- _PROBLEM DETAILS_:
Omit all images, then return the remaining material exactly as it stands.

— start SUPPLIED MATERIAL —

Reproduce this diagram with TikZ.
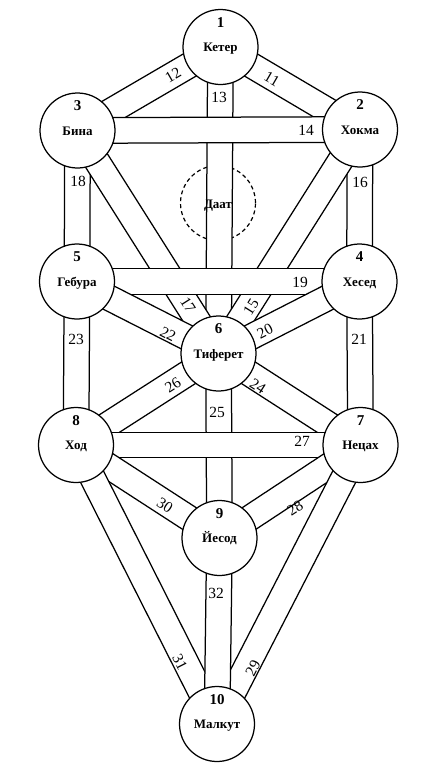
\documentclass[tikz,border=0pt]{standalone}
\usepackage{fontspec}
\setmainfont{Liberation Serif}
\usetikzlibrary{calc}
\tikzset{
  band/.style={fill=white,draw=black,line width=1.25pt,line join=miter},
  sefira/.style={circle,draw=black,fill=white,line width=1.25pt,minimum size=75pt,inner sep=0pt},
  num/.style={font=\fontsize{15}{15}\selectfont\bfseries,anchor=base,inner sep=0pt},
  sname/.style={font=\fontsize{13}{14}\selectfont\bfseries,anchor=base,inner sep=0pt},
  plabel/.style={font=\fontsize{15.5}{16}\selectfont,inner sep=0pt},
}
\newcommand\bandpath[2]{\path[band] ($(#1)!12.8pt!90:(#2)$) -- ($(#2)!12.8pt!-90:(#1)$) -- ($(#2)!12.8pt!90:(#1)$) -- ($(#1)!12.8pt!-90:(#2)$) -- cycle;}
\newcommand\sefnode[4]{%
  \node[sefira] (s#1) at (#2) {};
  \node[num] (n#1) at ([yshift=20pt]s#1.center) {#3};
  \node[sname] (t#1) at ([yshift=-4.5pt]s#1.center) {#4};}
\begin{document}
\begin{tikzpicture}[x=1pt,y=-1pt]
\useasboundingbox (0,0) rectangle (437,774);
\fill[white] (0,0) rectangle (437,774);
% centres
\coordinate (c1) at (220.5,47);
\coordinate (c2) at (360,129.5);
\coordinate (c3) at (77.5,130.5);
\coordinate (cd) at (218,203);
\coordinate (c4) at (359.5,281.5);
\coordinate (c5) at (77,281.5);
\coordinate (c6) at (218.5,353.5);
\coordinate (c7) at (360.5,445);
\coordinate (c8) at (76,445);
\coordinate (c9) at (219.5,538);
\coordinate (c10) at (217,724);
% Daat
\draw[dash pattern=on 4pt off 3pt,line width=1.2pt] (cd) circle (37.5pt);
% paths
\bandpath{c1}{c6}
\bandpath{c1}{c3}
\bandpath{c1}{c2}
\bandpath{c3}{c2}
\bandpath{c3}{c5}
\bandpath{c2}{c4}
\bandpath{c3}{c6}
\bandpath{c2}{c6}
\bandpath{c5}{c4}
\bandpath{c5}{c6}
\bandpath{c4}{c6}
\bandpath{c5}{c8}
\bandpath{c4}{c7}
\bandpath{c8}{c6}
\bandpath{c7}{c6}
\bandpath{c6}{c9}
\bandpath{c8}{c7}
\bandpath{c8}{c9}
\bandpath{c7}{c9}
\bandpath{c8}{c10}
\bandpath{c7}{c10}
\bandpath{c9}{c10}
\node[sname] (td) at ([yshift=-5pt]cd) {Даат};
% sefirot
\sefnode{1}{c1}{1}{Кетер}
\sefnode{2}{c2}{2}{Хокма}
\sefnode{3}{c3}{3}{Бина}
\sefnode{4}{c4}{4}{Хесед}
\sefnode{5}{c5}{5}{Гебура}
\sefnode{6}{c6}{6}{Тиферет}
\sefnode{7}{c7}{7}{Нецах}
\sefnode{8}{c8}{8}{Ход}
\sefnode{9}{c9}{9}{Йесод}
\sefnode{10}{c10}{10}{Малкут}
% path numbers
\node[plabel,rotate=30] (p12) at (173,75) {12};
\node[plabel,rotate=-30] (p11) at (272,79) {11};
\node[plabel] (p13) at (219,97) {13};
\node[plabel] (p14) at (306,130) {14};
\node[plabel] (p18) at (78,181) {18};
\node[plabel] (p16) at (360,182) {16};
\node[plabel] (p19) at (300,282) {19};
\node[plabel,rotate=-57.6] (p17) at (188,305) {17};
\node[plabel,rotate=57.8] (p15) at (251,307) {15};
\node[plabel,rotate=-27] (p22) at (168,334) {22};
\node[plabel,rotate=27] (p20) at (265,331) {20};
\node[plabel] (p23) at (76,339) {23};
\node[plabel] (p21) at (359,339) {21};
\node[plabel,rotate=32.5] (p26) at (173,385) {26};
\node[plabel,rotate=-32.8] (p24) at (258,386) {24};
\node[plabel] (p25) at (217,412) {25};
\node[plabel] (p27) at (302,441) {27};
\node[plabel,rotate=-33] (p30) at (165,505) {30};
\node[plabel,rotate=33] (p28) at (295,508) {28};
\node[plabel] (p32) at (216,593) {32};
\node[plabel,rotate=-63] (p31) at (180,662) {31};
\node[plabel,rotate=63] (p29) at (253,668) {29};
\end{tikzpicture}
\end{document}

— end SUPPLIED MATERIAL —

- _RESPONSE TO THE EXERCISE_:
Reproduce this diagram with TikZ.
\documentclass[tikz,border=0pt]{standalone}
\usepackage{fontspec}
\setmainfont{Liberation Serif}
\usetikzlibrary{calc}
\tikzset{
  band/.style={fill=white,draw=black,line width=1.25pt,line join=miter},
  sefira/.style={circle,draw=black,fill=white,line width=1.25pt,minimum size=75pt,inner sep=0pt},
  num/.style={font=\fontsize{15}{15}\selectfont\bfseries,anchor=base,inner sep=0pt},
  sname/.style={font=\fontsize{13}{14}\selectfont\bfseries,anchor=base,inner sep=0pt},
  plabel/.style={font=\fontsize{15.5}{16}\selectfont,inner sep=0pt},
}
\newcommand\bandpath[2]{\path[band] ($(#1)!12.8pt!90:(#2)$) -- ($(#2)!12.8pt!-90:(#1)$) -- ($(#2)!12.8pt!90:(#1)$) -- ($(#1)!12.8pt!-90:(#2)$) -- cycle;}
\newcommand\sefnode[4]{%
  \node[sefira] (s#1) at (#2) {};
  \node[num] (n#1) at ([yshift=20pt]s#1.center) {#3};
  \node[sname] (t#1) at ([yshift=-4.5pt]s#1.center) {#4};}
\begin{document}
\begin{tikzpicture}[x=1pt,y=-1pt]
\useasboundingbox (0,0) rectangle (437,774);
\fill[white] (0,0) rectangle (437,774);
% centres
\coordinate (c1) at (220.5,47);
\coordinate (c2) at (360,129.5);
\coordinate (c3) at (77.5,130.5);
\coordinate (cd) at (218,203);
\coordinate (c4) at (359.5,281.5);
\coordinate (c5) at (77,281.5);
\coordinate (c6) at (218.5,353.5);
\coordinate (c7) at (360.5,445);
\coordinate (c8) at (76,445);
\coordinate (c9) at (219.5,538);
\coordinate (c10) at (217,724);
% Daat
\draw[dash pattern=on 4pt off 3pt,line width=1.2pt] (cd) circle (37.5pt);
% paths
\bandpath{c1}{c6}
\bandpath{c1}{c3}
\bandpath{c1}{c2}
\bandpath{c3}{c2}
\bandpath{c3}{c5}
\bandpath{c2}{c4}
\bandpath{c3}{c6}
\bandpath{c2}{c6}
\bandpath{c5}{c4}
\bandpath{c5}{c6}
\bandpath{c4}{c6}
\bandpath{c5}{c8}
\bandpath{c4}{c7}
\bandpath{c8}{c6}
\bandpath{c7}{c6}
\bandpath{c6}{c9}
\bandpath{c8}{c7}
\bandpath{c8}{c9}
\bandpath{c7}{c9}
\bandpath{c8}{c10}
\bandpath{c7}{c10}
\bandpath{c9}{c10}
\node[sname] (td) at ([yshift=-5pt]cd) {Даат};
% sefirot
\sefnode{1}{c1}{1}{Кетер}
\sefnode{2}{c2}{2}{Хокма}
\sefnode{3}{c3}{3}{Бина}
\sefnode{4}{c4}{4}{Хесед}
\sefnode{5}{c5}{5}{Гебура}
\sefnode{6}{c6}{6}{Тиферет}
\sefnode{7}{c7}{7}{Нецах}
\sefnode{8}{c8}{8}{Ход}
\sefnode{9}{c9}{9}{Йесод}
\sefnode{10}{c10}{10}{Малкут}
% path numbers
\node[plabel,rotate=30] (p12) at (173,75) {12};
\node[plabel,rotate=-30] (p11) at (272,79) {11};
\node[plabel] (p13) at (219,97) {13};
\node[plabel] (p14) at (306,130) {14};
\node[plabel] (p18) at (78,181) {18};
\node[plabel] (p16) at (360,182) {16};
\node[plabel] (p19) at (300,282) {19};
\node[plabel,rotate=-57.6] (p17) at (188,305) {17};
\node[plabel,rotate=57.8] (p15) at (251,307) {15};
\node[plabel,rotate=-27] (p22) at (168,334) {22};
\node[plabel,rotate=27] (p20) at (265,331) {20};
\node[plabel] (p23) at (76,339) {23};
\node[plabel] (p21) at (359,339) {21};
\node[plabel,rotate=32.5] (p26) at (173,385) {26};
\node[plabel,rotate=-32.8] (p24) at (258,386) {24};
\node[plabel] (p25) at (217,412) {25};
\node[plabel] (p27) at (302,441) {27};
\node[plabel,rotate=-33] (p30) at (165,505) {30};
\node[plabel,rotate=33] (p28) at (295,508) {28};
\node[plabel] (p32) at (216,593) {32};
\node[plabel,rotate=-63] (p31) at (180,662) {31};
\node[plabel,rotate=63] (p29) at (253,668) {29};
\end{tikzpicture}
\end{document}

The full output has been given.